On Being Irish
Back In The Day
I grew up in a house with a green roof and eaves. Most of the streets in my neighbourhood had names like Flanagan and Kilkenny. I lived with my father, two sisters and my brother Pat, who was sixteen months older than me. Still is. An Irish Setter ate and slept in the kitchen.
There were leprechauns in our milk-box.
“If you want to see them, you have to sneak up quietly and fling the door open,” my father said.
It didn’t work for me, but it wasn’t for lack of trying. What did work, ten years later, was a fat joint of BC Gold, a handful of shrooms and half a bottle of tequila. I saw five of them in the backyard.
God Loves Ya
We were Catholic, and although we weren’t overly zealous, we did observe the church rules like, for example, meatless Fridays and attending mass on Sundays.
During the forty-six days of Lent, we were expected to give something up. For us kids, it was candy. For the men, it was usually whiskey. This presented a problem. Even though the start of Lent could vary by as much as thirty-seven days, the feast of the great Bishop of Ireland always occurred somewhere in it. What would Saint Paddy’s Day be without my father’s and uncle’s favourite drink, Rye and Coke?
So, the whiskey fasting was violated for that one day with any pangs of guilt anesthetized by the third shot.
There was always Confession. We loathed it, but more than a few Micks came to appreciate that they could sin like sailors ashore all week and have the slate wiped clean Saturday afternoon.
The priests were undoubtedly aware of this loophole. Still, they were reluctant to plug it as they likely employed it themselves from time to time.
Noticeably Less Angry Lightning Bolts And Burning Bushes
God knew about it, of course, but it was apparent he had become a much nicer guy since the end of the Old Testament. For over two thousand years, the plagues, famines, and infestations had been fewer and less severe. He now seemed to favour (within limits) a “people will be people” philosophy.
It seemed likely that hell was over-crowded due to the decadence and butchery of the past two millennia, so logically the “Eternal Damnation” bar had to be raised in order to save room for the real bums that were bullying and brutalizing humanity.
We felt it safe to assume that fire and brimstone wouldn’t be our lot for simply saying fuck, pilfering quarters from the cookie jar bank, or taking advantage of the jackass clause in the confession contract.
Aloof And Standoffish
We Heffernans are proud of our heritage, being direct Irish descendants on all four sides. Amazing, because with all the Brits and Scots already in Canada in the eighteen hundreds, you’d think after four generations, the bloodline would be sullied.
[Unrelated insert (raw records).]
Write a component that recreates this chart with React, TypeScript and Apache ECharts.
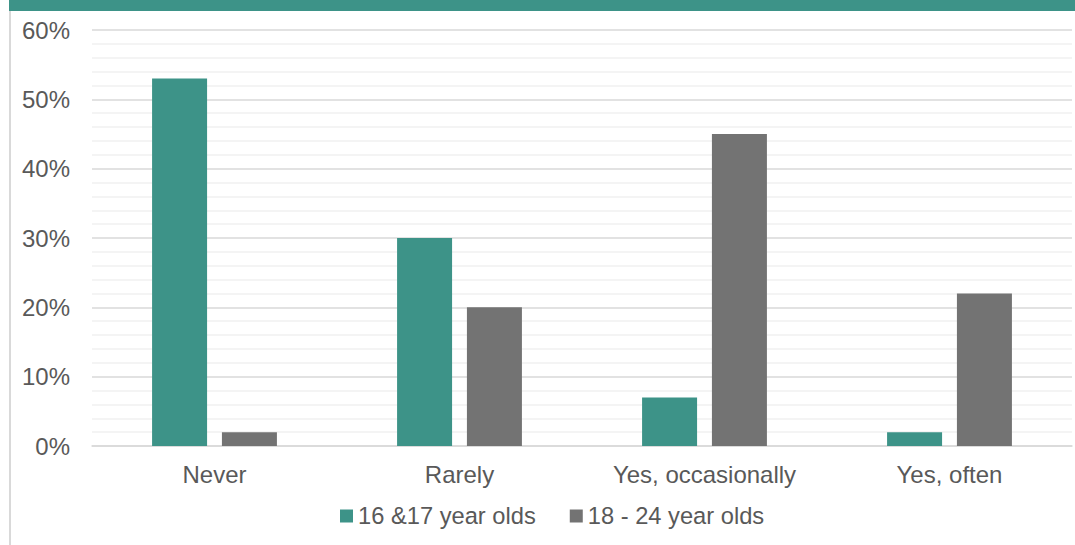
import React, { useEffect, useRef } from "react";
import * as echarts from "echarts";

const categories = ["Never", "Rarely", "Yes, occasionally", "Yes, often"];
const series1Name = "16 &17 year olds";
const series2Name = "18 - 24 year olds";
const series1Values = [53, 30, 7, 2];
const series2Values = [2, 20, 45, 22];
const yTicks = [0, 10, 20, 30, 40, 50, 60];

const TEAL = "#3d9388";
const GREY = "#737373";
const TEXT = "#595959";
const FONT = "'Liberation Sans', Arial, sans-serif";

export default function App() {
  const ref = useRef<HTMLDivElement>(null);
  useEffect(() => {
    document.body.style.margin = "0";
    const chart = echarts.init(ref.current!, undefined, { renderer: "svg" });
    chart.setOption({
      animation: false,
      backgroundColor: "#ffffff",
      textStyle: { fontFamily: FONT },
      graphic: [
        { type: "rect", shape: { x: 9, y: 0, width: 1066, height: 11 }, style: { fill: TEAL }, silent: true },
        { type: "rect", shape: { x: 9, y: 11, width: 2, height: 534 }, style: { fill: "#d9d9d9" }, silent: true },
      ],
      grid: { left: 92, right: 3, top: 30, bottom: 99, containLabel: false },
      legend: {
        bottom: 12,
        left: 335,
        itemWidth: 13,
        itemHeight: 13,
        itemGap: 34,
        icon: "rect",
        textStyle: { color: TEXT, fontSize: 23.7, fontFamily: FONT },
        data: [series1Name, series2Name],
      },
      xAxis: {
        type: "category",
        data: categories,
        axisTick: { show: false },
        axisLine: { lineStyle: { color: "#d9d9d9", width: 1.5 } },
        axisLabel: { color: TEXT, fontSize: 24, fontFamily: FONT, margin: 16 },
      },
      yAxis: {
        type: "value",
        min: yTicks[0],
        max: yTicks[yTicks.length - 1],
        interval: 10,
        axisLine: { show: false },
        axisTick: { show: false },
        axisLabel: { color: TEXT, fontSize: 24, fontFamily: FONT, margin: 22, formatter: "{value}%" },
        splitLine: { lineStyle: { color: "#d9d9d9", width: 1.5 } },
        minorTick: { show: false, splitNumber: 5 },
        minorSplitLine: { show: true, lineStyle: { color: "#f0f0f0", width: 1.5 } },
      },
      series: [
        {
          name: series1Name,
          type: "bar",
          data: series1Values,
          barWidth: 55,
          barGap: "27%",
          itemStyle: { color: TEAL },
        },
        {
          name: series2Name,
          type: "bar",
          data: series2Values,
          barWidth: 55,
          itemStyle: { color: GREY },
        },
      ],
    });
    return () => chart.dispose();
  }, []);
  return <div ref={ref} style={{ width: 1075, height: 545 }} />;
}
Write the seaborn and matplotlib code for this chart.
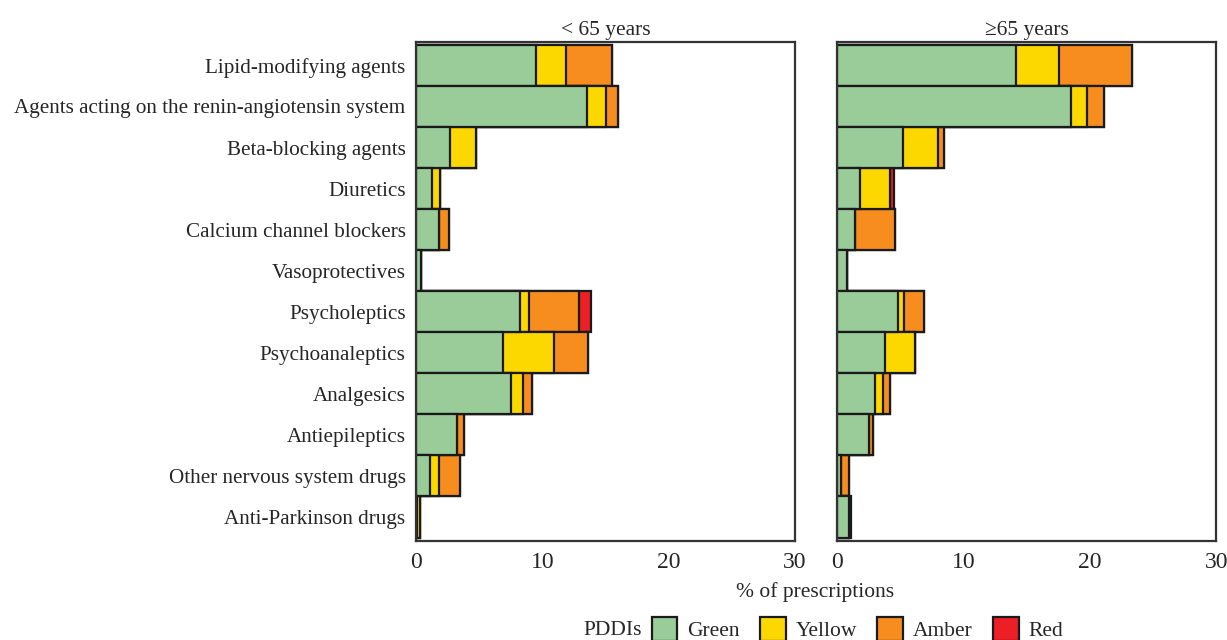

Maybe it’s not so surprising when you consider that the Irish gathered together mostly in their own communities, with the Catholic church being their social center. For the boys, this was a convenient place to find a mate, and, as the joke goes, so too was a sheep herd. Ed. Relax, this is also used for the Scots. “Hey, McCloud, Get Off Of My Ewe.”
Faux-Pas In Sizes 9 to 12
Back to Saint Patrick’s Day. In the 1980s, I dated a girl who loved organizing parties. On the Sunday closest to March 17, Lynda would crowd 25 or 30 people, the names of whom I mostly can’t remember and didn’t even then, into my basement for an afternoon of lies and half-truths proportional to the amount of Jamesons and green beer they were consuming. There would always be at least two incidents of me calling someone by the wrong name. Embarrassing at the time but probably forgotten quickly amongst all the blarney.
One time though, at a family reunion, I was talking to my cousin Betty and calling her by her sister’s name, Rose. “That’s forgivable,” you might say.
We were wearing name tags!
I’d Forget My __ If It Wasn’t __
As I write this, it’s still at least three weeks until March 17. I’ll post this now anyway. Events have a way of sneaking up on me lately.